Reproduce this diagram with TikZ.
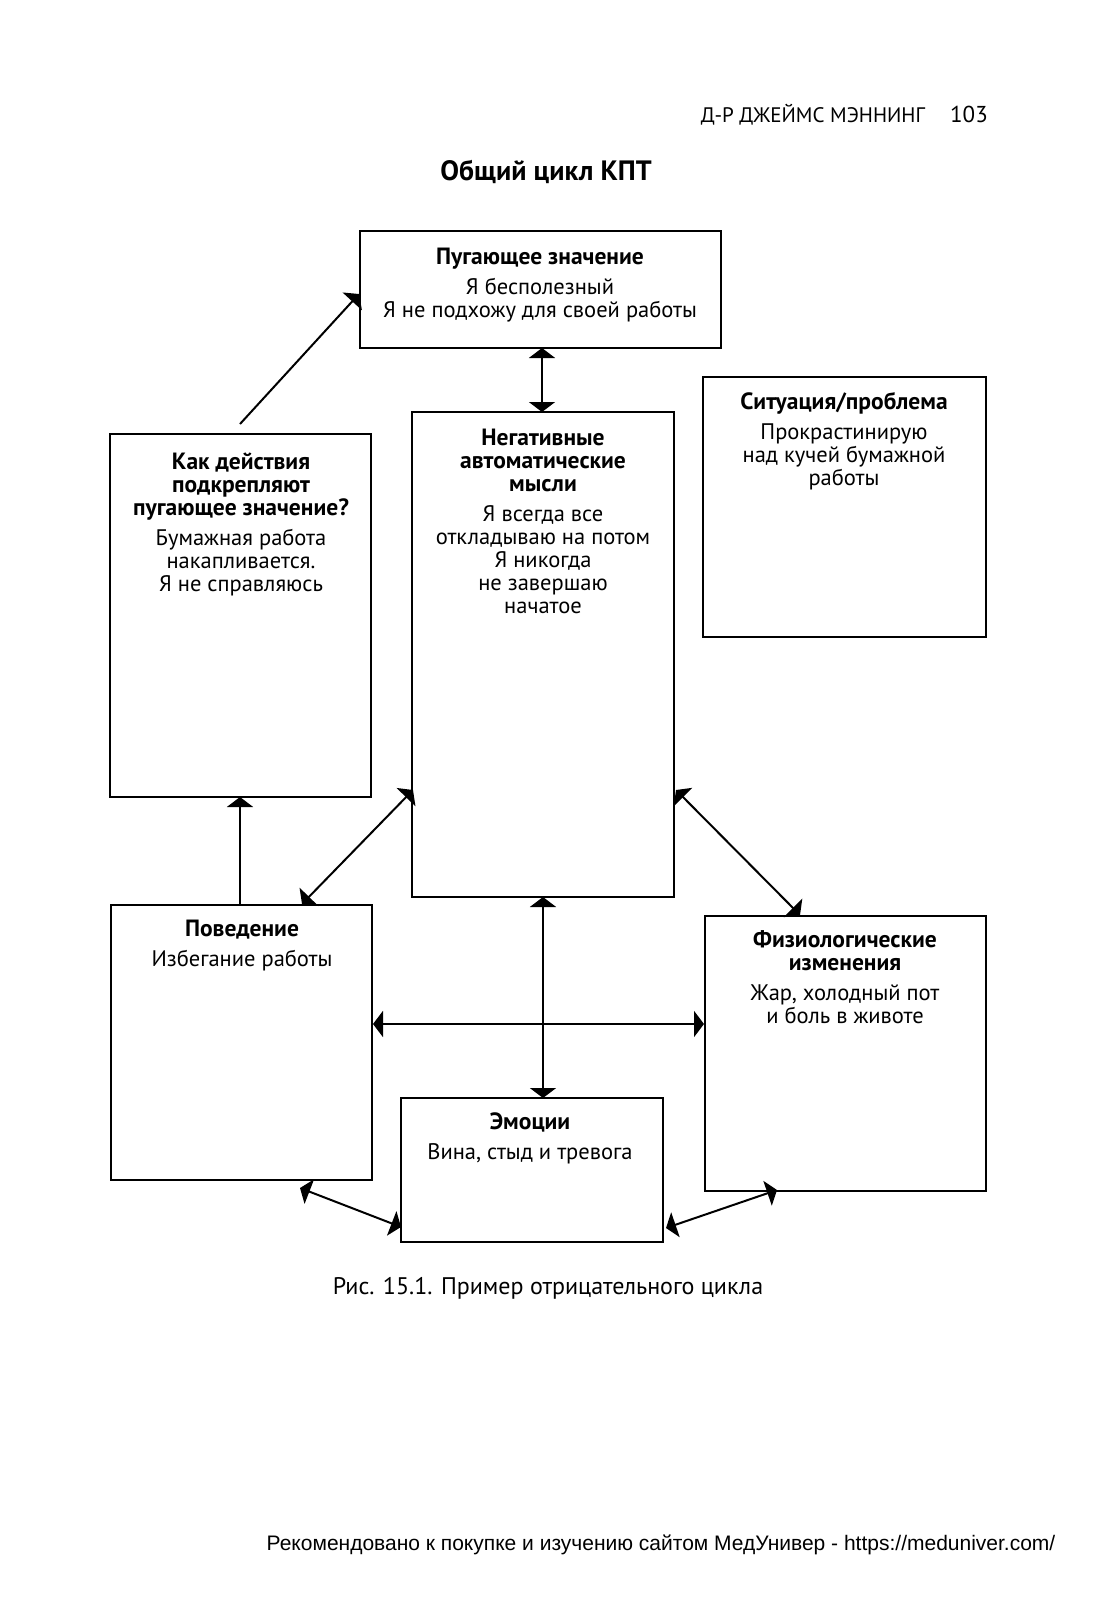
\documentclass[tikz,border=0pt]{standalone}
\usepackage{fontspec}
\setmainfont{PT Sans}
\newfontfamily\footfont{Liberation Sans}
\usetikzlibrary{arrows.meta}
\newcommand\hdf{\fontsize{23.5}{23}\selectfont\bfseries}
\begin{document}
\begin{tikzpicture}[x=1pt,y=-1pt,
  box/.style n args={2}{draw,line width=2pt,inner sep=0pt,outer sep=0pt,
    minimum width=#1pt,minimum height=#2pt,anchor=north west},
  txt/.style={align=center,inner sep=0pt,anchor=north,font=\fontsize{22.5}{23}\selectfont},
  con/.style={line width=2pt,-{Triangle[length=10pt,width=26pt]}},
  dcon/.style={line width=2pt,{Triangle[length=10pt,width=26pt]}-{Triangle[length=10pt,width=26pt]}}
]
\useasboundingbox (0,0) rectangle (1119,1600);
\fill[white] (0,0) rectangle (1119,1600);

% header
\node[anchor=base east,inner sep=0pt,font=\fontsize{21}{25}\selectfont] (hdr) at (925,123) {Д-Р ДЖЕЙМС МЭННИНГ};
\node[anchor=base west,inner sep=0pt,font=\fontsize{23}{25}\selectfont] (pg) at (950,123) {103};
\node[anchor=base,inner sep=0pt,font=\fontsize{28}{30}\selectfont\bfseries] (title) at (546,180) {Общий цикл КПТ};

% boxes
\node[box={361}{117}] (top) at (360,231) {};
\node[box={283}{260}] (sit) at (703,377) {};
\node[box={261}{363}] (act) at (110,434) {};
\node[box={262}{485}] (neg) at (412,412) {};
\node[box={261}{275}] (beh) at (111,905) {};
\node[box={281}{275}] (phys) at (705,916) {};
\node[box={262}{144}] (emo) at (401,1098) {};

% texts
\node[txt] (ttop) at (540,248) {{\hdf Пугающее значение}\\[7pt]Я бесполезный\\Я не подхожу для своей работы};
\node[txt] (tsit) at (844,392) {{\hdf Ситуация/проблема}\\[7pt]Прокрастинирую\\над кучей бумажной\\работы};
\node[txt] (tact) at (241,453) {{\hdf Как действия}\\{\hdf подкрепляют}\\{\hdf пугающее значение?}\\[7pt]Бумажная работа\\накапливается.\\Я не справляюсь};
\node[txt] (tneg) at (543,429) {{\hdf Негативные}\\{\hdf автоматические}\\{\hdf мысли}\\[7pt]Я всегда все\\откладываю на потом\\Я никогда\\не завершаю\\начатое};
\node[txt] (tbeh) at (242,920) {{\hdf Поведение}\\[7pt]Избегание работы};
\node[txt] (tphys) at (845,930) {{\hdf Физиологические}\\{\hdf изменения}\\[7pt]Жар, холодный пот\\и боль в животе};
\node[txt] (temo) at (530,1113) {{\hdf Эмоции}\\[7pt]Вина, стыд и тревога};

% connector end points on borders
\coordinate (s1) at (240,424);
\coordinate (e1) at (359,294);
\coordinate (negL) at (413,790);
\coordinate (behT) at (302,904);
\coordinate (negR) at (676,790);
\coordinate (physT) at (800,915);
\coordinate (behR) at (373,1024);
\coordinate (physL) at (704,1024);
\coordinate (behB) at (300,1188);
\coordinate (emoL) at (401,1227);
\coordinate (emoR) at (666,1228);
\coordinate (physB) at (777,1190);

\draw[con] (s1) -- (e1);
\draw[dcon] (top.south -| 542,0) -- (neg.north -| 542,0);
\draw[dcon] (negL) -- (behT);
\draw[dcon] (negR) -- (physT);
\draw[con] (beh.north -| 240,0) -- (act.south -| 240,0);
\draw[dcon] (neg.south -| 543,0) -- (emo.north -| 543,0);
\draw[dcon] (behR) -- (physL);
\draw[dcon] (behB) -- (emoL);
\draw[dcon] (emoR) -- (physB);

% caption and footer
\node[anchor=base,inner sep=0pt,font=\fontsize{24}{26}\selectfont] (cap) at (548,1294) {Рис. 15.1. Пример отрицательного цикла};
\node[anchor=base,inner sep=0pt,font=\footfont\fontsize{21}{24}\selectfont] (foot) at (661,1550) {Рекомендовано к покупке и изучению сайтом МедУнивер - https://meduniver.com/};
\end{tikzpicture}
\end{document}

■ Prompt ■
Repeat the data exactly, without the pictures.

■ Result of the task ■
Reproduce this diagram with TikZ.
\documentclass[tikz,border=0pt]{standalone}
\usepackage{fontspec}
\setmainfont{PT Sans}
\newfontfamily\footfont{Liberation Sans}
\usetikzlibrary{arrows.meta}
\newcommand\hdf{\fontsize{23.5}{23}\selectfont\bfseries}
\begin{document}
\begin{tikzpicture}[x=1pt,y=-1pt,
  box/.style n args={2}{draw,line width=2pt,inner sep=0pt,outer sep=0pt,
    minimum width=#1pt,minimum height=#2pt,anchor=north west},
  txt/.style={align=center,inner sep=0pt,anchor=north,font=\fontsize{22.5}{23}\selectfont},
  con/.style={line width=2pt,-{Triangle[length=10pt,width=26pt]}},
  dcon/.style={line width=2pt,{Triangle[length=10pt,width=26pt]}-{Triangle[length=10pt,width=26pt]}}
]
\useasboundingbox (0,0) rectangle (1119,1600);
\fill[white] (0,0) rectangle (1119,1600);

% header
\node[anchor=base east,inner sep=0pt,font=\fontsize{21}{25}\selectfont] (hdr) at (925,123) {Д-Р ДЖЕЙМС МЭННИНГ};
\node[anchor=base west,inner sep=0pt,font=\fontsize{23}{25}\selectfont] (pg) at (950,123) {103};
\node[anchor=base,inner sep=0pt,font=\fontsize{28}{30}\selectfont\bfseries] (title) at (546,180) {Общий цикл КПТ};

% boxes
\node[box={361}{117}] (top) at (360,231) {};
\node[box={283}{260}] (sit) at (703,377) {};
\node[box={261}{363}] (act) at (110,434) {};
\node[box={262}{485}] (neg) at (412,412) {};
\node[box={261}{275}] (beh) at (111,905) {};
\node[box={281}{275}] (phys) at (705,916) {};
\node[box={262}{144}] (emo) at (401,1098) {};

% texts
\node[txt] (ttop) at (540,248) {{\hdf Пугающее значение}\\[7pt]Я бесполезный\\Я не подхожу для своей работы};
\node[txt] (tsit) at (844,392) {{\hdf Ситуация/проблема}\\[7pt]Прокрастинирую\\над кучей бумажной\\работы};
\node[txt] (tact) at (241,453) {{\hdf Как действия}\\{\hdf подкрепляют}\\{\hdf пугающее значение?}\\[7pt]Бумажная работа\\накапливается.\\Я не справляюсь};
\node[txt] (tneg) at (543,429) {{\hdf Негативные}\\{\hdf автоматические}\\{\hdf мысли}\\[7pt]Я всегда все\\откладываю на потом\\Я никогда\\не завершаю\\начатое};
\node[txt] (tbeh) at (242,920) {{\hdf Поведение}\\[7pt]Избегание работы};
\node[txt] (tphys) at (845,930) {{\hdf Физиологические}\\{\hdf изменения}\\[7pt]Жар, холодный пот\\и боль в животе};
\node[txt] (temo) at (530,1113) {{\hdf Эмоции}\\[7pt]Вина, стыд и тревога};

% connector end points on borders
\coordinate (s1) at (240,424);
\coordinate (e1) at (359,294);
\coordinate (negL) at (413,790);
\coordinate (behT) at (302,904);
\coordinate (negR) at (676,790);
\coordinate (physT) at (800,915);
\coordinate (behR) at (373,1024);
\coordinate (physL) at (704,1024);
\coordinate (behB) at (300,1188);
\coordinate (emoL) at (401,1227);
\coordinate (emoR) at (666,1228);
\coordinate (physB) at (777,1190);

\draw[con] (s1) -- (e1);
\draw[dcon] (top.south -| 542,0) -- (neg.north -| 542,0);
\draw[dcon] (negL) -- (behT);
\draw[dcon] (negR) -- (physT);
\draw[con] (beh.north -| 240,0) -- (act.south -| 240,0);
\draw[dcon] (neg.south -| 543,0) -- (emo.north -| 543,0);
\draw[dcon] (behR) -- (physL);
\draw[dcon] (behB) -- (emoL);
\draw[dcon] (emoR) -- (physB);

% caption and footer
\node[anchor=base,inner sep=0pt,font=\fontsize{24}{26}\selectfont] (cap) at (548,1294) {Рис. 15.1. Пример отрицательного цикла};
\node[anchor=base,inner sep=0pt,font=\footfont\fontsize{21}{24}\selectfont] (foot) at (661,1550) {Рекомендовано к покупке и изучению сайтом МедУнивер - https://meduniver.com/};
\end{tikzpicture}
\end{document}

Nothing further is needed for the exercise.